Images of a mega tanker Ever Given blocking the Suez Canal, an artery for 10% of the world’s trade, is an emblem of the world’s evolving supply chain challenges. Indeed, 2020 with the paralysis caused by the COVID-19 pandemic, along with the nationalistic instincts to erect borders and introduce global fractions to trade, commerce, and travel, is only the latest punctuation mark showing how brittle the world’s supply chains really are. The forces of supply and demand together with business rationalization of costs, has stretched the limits of globalization and just-in-time approaches so thin, that the world’s supply chains resemble a Stradivarius violin—they are priceless, fragile, and tightly strung.
Some of the insidious ways this tenuous supply chain has shown strain, includes the fact that for many so-called fortress nations around the world, the production and inventory of comparatively basic supplies was meager. From N95 masks to simple ventilators and life-saving personal protective equipment (PPE), among other essential material to combat the pandemic, the reliance on far-flung production and continuous shipping and air transport routes showed the risks of off shoring.
In the run up of globalization over the last 50 years, the pendulum swung too far afield. As supply chains and foreign direct investment grew around the world, accelerated in the year 2000 by the moniker BRICS—which directed business activity and a fierce investment race to Brazil, Russia, India, and China (along with other emerging economies)—supply chain linkages were stretched even further. Today, the tendency is to skew to ultra-national interests. From blocking or seizing COVID-19 vaccine exports, referred to as vaccine nationalism, to using war powers for directing companies to manufacture essential materials, it would seem the pandemic combined with other political tendencies are beginning to change the nature of global integration, which will have profound implications on supply chain management. Just as the post-2008 financial crisis world was informed by the lesson “cash is king,” speaking to how chastened corporate treasurers realized the limitations of leverage, so too supply chain leaders have realized the limitations of just-in-time, priceless, and tightly strung supply chain linkages. If cash is king, is on-shore or near-shore the kingdom?
While COVID-19 is certainly the global supply chain antagonist of 2020, it is not the only adverse force showing how brittle the world’s supply chains really are. 2020 was another year roiled by record climate change effects that paralyzed many communities, countries, and global supply chains. An emblem of this is the fact that the first ocean going vessel was able to traverse the Arctic in the winter, showing the prospects of an open ocean sea route in the North Atlantic. While this may be heralded by some as a potential global supply chain advantage, the invariable long-term effects on global coastal communities, along with the accelerating rate of climate change impacts, will negate any gains from a widening berth across once untraversable ice. Indeed, what is transpiring at a global level is also manifestly posing supply chain challenges in a hyper-local environment as well. Here too, preserving cold temperatures matters, as the world’s ability to sound the “all clear” on COVID-19 hinges on our ability to get safe vaccines to the world’s population, which in turn hinges on an incredibly unreliable and unequal cold supply chain.

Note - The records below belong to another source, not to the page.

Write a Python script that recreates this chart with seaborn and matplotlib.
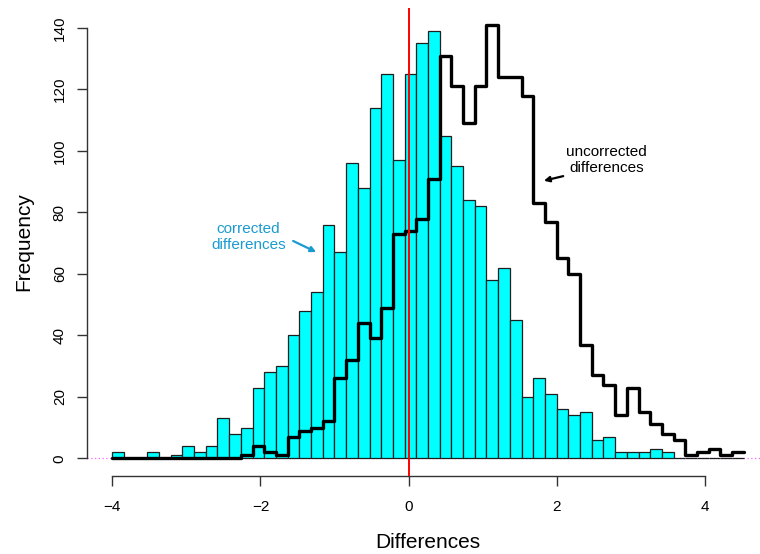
import numpy as np
import pandas as pd
import matplotlib
matplotlib.use("Agg")
import matplotlib.pyplot as plt
import seaborn as sns

# ---- data ----
bin_lo = -4.0
bin_hi = 4.52
n_bins = 54
corrected_counts = [2, 0, 0, 2, 0, 1, 4, 2, 4, 13, 8, 10, 23, 28, 30, 40, 48, 54,
                    76, 67, 96, 88, 114, 125, 97, 125, 135, 139, 105, 95, 84, 82,
                    58, 62, 45, 20, 26, 21, 16, 14, 15, 6, 7, 2, 2, 2, 3, 2,
                    0, 0, 0, 0, 0, 0]
uncorrected_counts = [0, 0, 0, 0, 0, 0, 0, 0, 0, 0, 0, 1, 4, 2, 1, 7, 9, 10,
                      12, 26, 32, 44, 39, 49, 73, 74, 78, 91, 131, 121, 109, 121,
                      141, 124, 124, 118, 83, 77, 65, 60, 37, 27, 24, 14, 23, 15,
                      11, 8, 6, 1, 2, 3, 1, 2]
x_ticks = [-4, -2, 0, 2, 4]
y_ticks = [0, 20, 40, 60, 80, 100, 120, 140]

edges = np.linspace(bin_lo, bin_hi, n_bins + 1)
centers = (edges[:-1] + edges[1:]) / 2
df = pd.DataFrame({"center": centers,
                   "corrected": corrected_counts,
                   "uncorrected": uncorrected_counts})
bin_list = edges.tolist()

sns.set_style("white")
plt.rcParams["font.family"] = ["Liberation Sans", "DejaVu Sans"]
plt.rcParams["text.color"] = "black"
plt.rcParams["axes.labelcolor"] = "black"

W, H = 760, 554
fig = plt.figure(figsize=(W / 100, H / 100), dpi=100)
ax = fig.add_axes([87 / W, (H - 475.6) / H, (769 - 87) / W, (475.6 - 7.7) / H])

sns.histplot(data=df, x="center", weights="corrected", bins=bin_list,
             color="#00FFFF", edgecolor="#1e1e1e", linewidth=0.9, alpha=1,
             ax=ax)
sns.histplot(data=df, x="center", weights="uncorrected", bins=bin_list,
             element="step", fill=False, color="black", linewidth=2.4, ax=ax)

ax.axhline(0, color="#ff66ff", linestyle=(0, (1, 2)), linewidth=0.9, zorder=0)
ax.axvline(0, color="#ff0000", linewidth=1.4, zorder=5)

ax.set_xlim(-4.34, 4.86)
ax.set_ylim(-5.64, 146.6)

for s in ["top", "right"]:
    ax.spines[s].set_visible(False)
for s in ["left", "bottom"]:
    ax.spines[s].set_color("#333333")
    ax.spines[s].set_linewidth(1.0)
ax.spines["left"].set_bounds(y_ticks[0], y_ticks[-1])
ax.spines["bottom"].set_bounds(x_ticks[0], x_ticks[-1])

ax.set_xticks(x_ticks)
ax.set_yticks(y_ticks)
ax.set_yticklabels([str(v) for v in y_ticks], rotation=90, va="center")
ax.tick_params(axis="both", direction="out", length=7, width=1.0,
               color="#333333", labelsize=11, labelcolor="black",
               left=True, bottom=True)
ax.tick_params(axis="x", pad=10.5)
ax.tick_params(axis="y", pad=7.5)

ax.set_xlabel("Differences", fontsize=15, labelpad=14, color="black")
ax.set_ylabel("Frequency", fontsize=15, labelpad=14, color="black")

blue = "#1a9bd0"
ax.text(-2.163, 72.0, "corrected\ndifferences", color=blue, fontsize=11,
        ha="center", va="center", linespacing=1.15)
ax.annotate("", xy=(-1.248, 67.1), xytext=(-1.559, 70.7),
            arrowprops=dict(arrowstyle="-|>", color=blue, lw=1.6,
                            mutation_scale=8, shrinkA=0, shrinkB=0))
ax.text(2.668, 97.0, "uncorrected\ndifferences", color="black", fontsize=11,
        ha="center", va="center", linespacing=1.15)
ax.annotate("", xy=(1.823, 90.3), xytext=(2.084, 91.8),
            arrowprops=dict(arrowstyle="-|>", color="black", lw=1.6,
                            mutation_scale=8, shrinkA=0, shrinkB=0))

fig.savefig("out.png", dpi=100)
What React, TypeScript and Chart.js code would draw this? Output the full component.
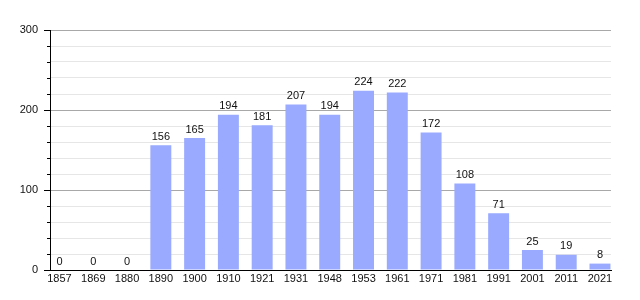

The other megatrend affecting supply chains is the dueling risks and rewards of cyber threats and digital transformation, in which the rate of connecting everything to the internet continues unchecked. Historically, a proverbial “air gap” between critical infrastructure or relationships was the overarching goal with supply chain management and business continuity planning, especially in the military context, from which the discipline is born. When the internet of things (IoT) creates an unknown backdoor to critical infrastructure, meat processing plants, industrial and farming equipment, the true peril is laid bare. Recent examples show how this exposure via internet-connected devices, sensors and the ever-present danger between the keyboard and the chair (low human cyber hygiene) are complicating basic modern economy activities such as keeping the lights on or gas stations running. The world is in a perennial game of cyber risk whack-a-mole and supply chains are in the crosshairs.
In a global economy that is equal parts haves and have nots, always on and digital, versus partially on and analog, supply chain and business continuity is not only about the reliability of transporting goods around the world, but also about the hyper-local reality of being able to keep the lights on. You can have electricity and no economic growth, but you cannot have economic growth without reliable, low-cost electricity. Here too, the veritable supply chain of electrons is being roiled by a turbulent risk landscape, where the single source of failure infrastructure designed in the 1940s and 50s, built in the 60s and 70s, is looking very feeble in the face of 21st century risks. Shoring up supply chain resilience post-pandemic, will require not only a rethink and recalibration of the limits of globalization, but it will also require strengthening the deeply strained chain of global resilience (and reengagement) one link at a time.